À Clínica Psiquiátrica I, uma das quatro que integram o Hospital de Júlio de Matos, dirigida pela Dr.ª Teresa Gil, está associado o internamento misto para doentes agudos. Para além disso, há 15 anos, a equipa da Clínica Psiquiátrica I começou a introduzir, em termos de projecto tera­pêutico, uma diferenciação, fora dos muros da instituição.

«Procurou-se, à semelhança dos centros de saúde mental que vieram a desaparecer, desenvolver um serviço psiquiátrico comunitário para tratar os doentes na sua área de residência, junto das suas famílias e também próximo dos médicos de família e clínicos gerais que os assistem e fazem uma primeira triagem das suas patologias em geral.
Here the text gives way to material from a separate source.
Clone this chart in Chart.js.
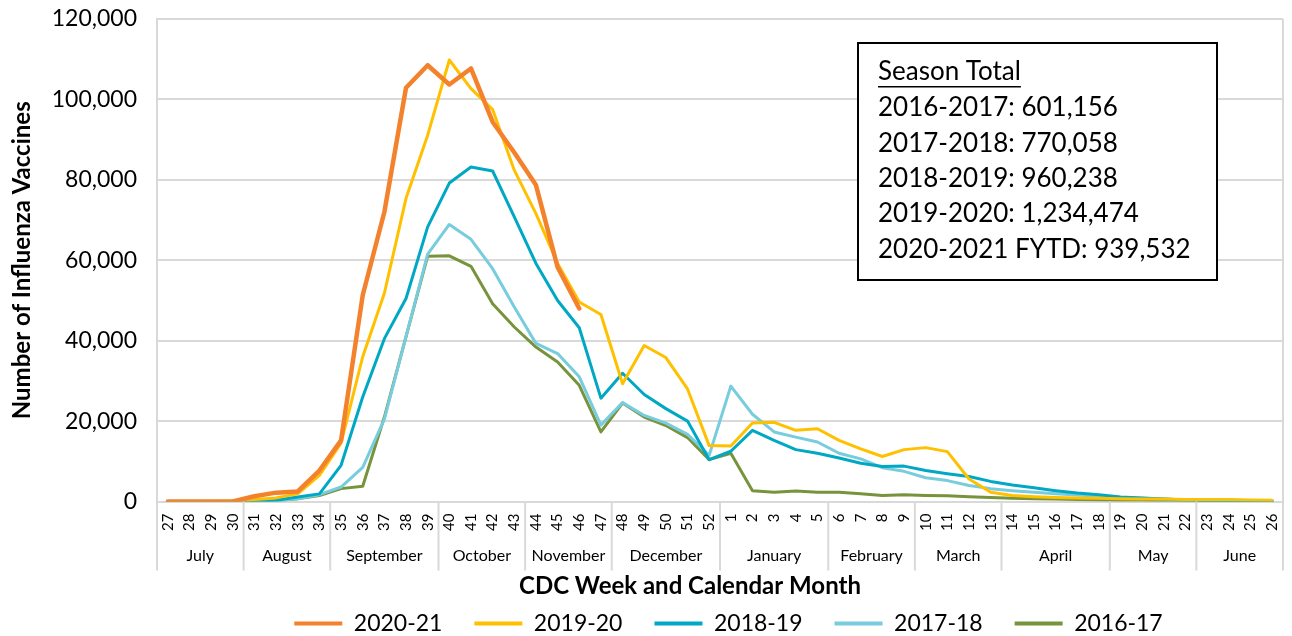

Muitas queixas que parecem somáticas escondem, muitas vezes, alguma patologia do foro psi­quiátrico», esclarece Teresa Gil.

Rapidamente percebeu-se, então, que seria importante haver uma articulação bastante próxima entre os médicos de família, os clínicos gerais e a assistência psiquiátrica. Dentro desse modelo, a equipa procurou estudar e fazer a sua própria formação para perceber que tipo de resposta poderia dar nesse sentido.
A Unidade Comunitária de Cuidados Psiquiátricos de Odivelas arrancou, em 1990, num edifício em Odivelas, inicialmente com apenas uma Consulta Geral de Psiquiatria e, em 91, com a área de Dia, que permite a reabilitação e inserção social e familiar do doente mental.

«No início, uma das prioridades foi, também, uma ligação mais intensa aos centros de saúde, tendo-se feito, na altura, várias acções de formação e encontros de saúde mental e cuidados de saúde primários, no sentido de participar, motivar e informar, numa espécie de articulação entre nós, os especialistas da área, e os profissionais e doentes dos centros de saúde», afirma a Dr.ª Ana Cristina Farias, psiquiatra e coordenadora da Unidade Comunitária de Cuidados Psiquiátricos de Odivelas.

Diferenciar as áreas interventivas da unidade

Progressivamente, foi-se verificando que era importante desenvolver outro tipo de actividades e o projecto foi sendo desenvolvido, «apesar das grandes dificuldades em relação ao número de profissionais que formam uma equipa multidisciplinar — médicos, psicólogos, enfermeiros, assistentes sociais e terapeutas ocupacio­nais, uma vez que este tipo de trabalho envolve sempre uma equipa multidisciplinar», afirma Teresa Gil.

Em todo o caso, e contornando sempre os contratempos, foi possível diferen­ciar algumas consultas de especialidade, nomeadamente a Consulta de Alcoologia, Tabagismo, Terceira Idade e grupo de apoio às famílias, entre outras. A preocupação de interligar áreas e de prestar serviços complementares e completos esteve sempre presente, até porque se considera essencial para permitir a reabilitação do doente mental.

A directora do Serviço de Clínica Psiquiátrica I salienta que «com os novos antipsicóticos permite-se uma melhor adesão à terapêutica e resultados mais eficazes nos seus sintomas negativos. Ora, se ao nível terapêutico temos essa diferenciação, é necessário que, depois, tenhamos outro tipo de respostas que lhes permita retirá-los do seu isolamento – de casa e do quarto, onde muitas vezes se refugiam».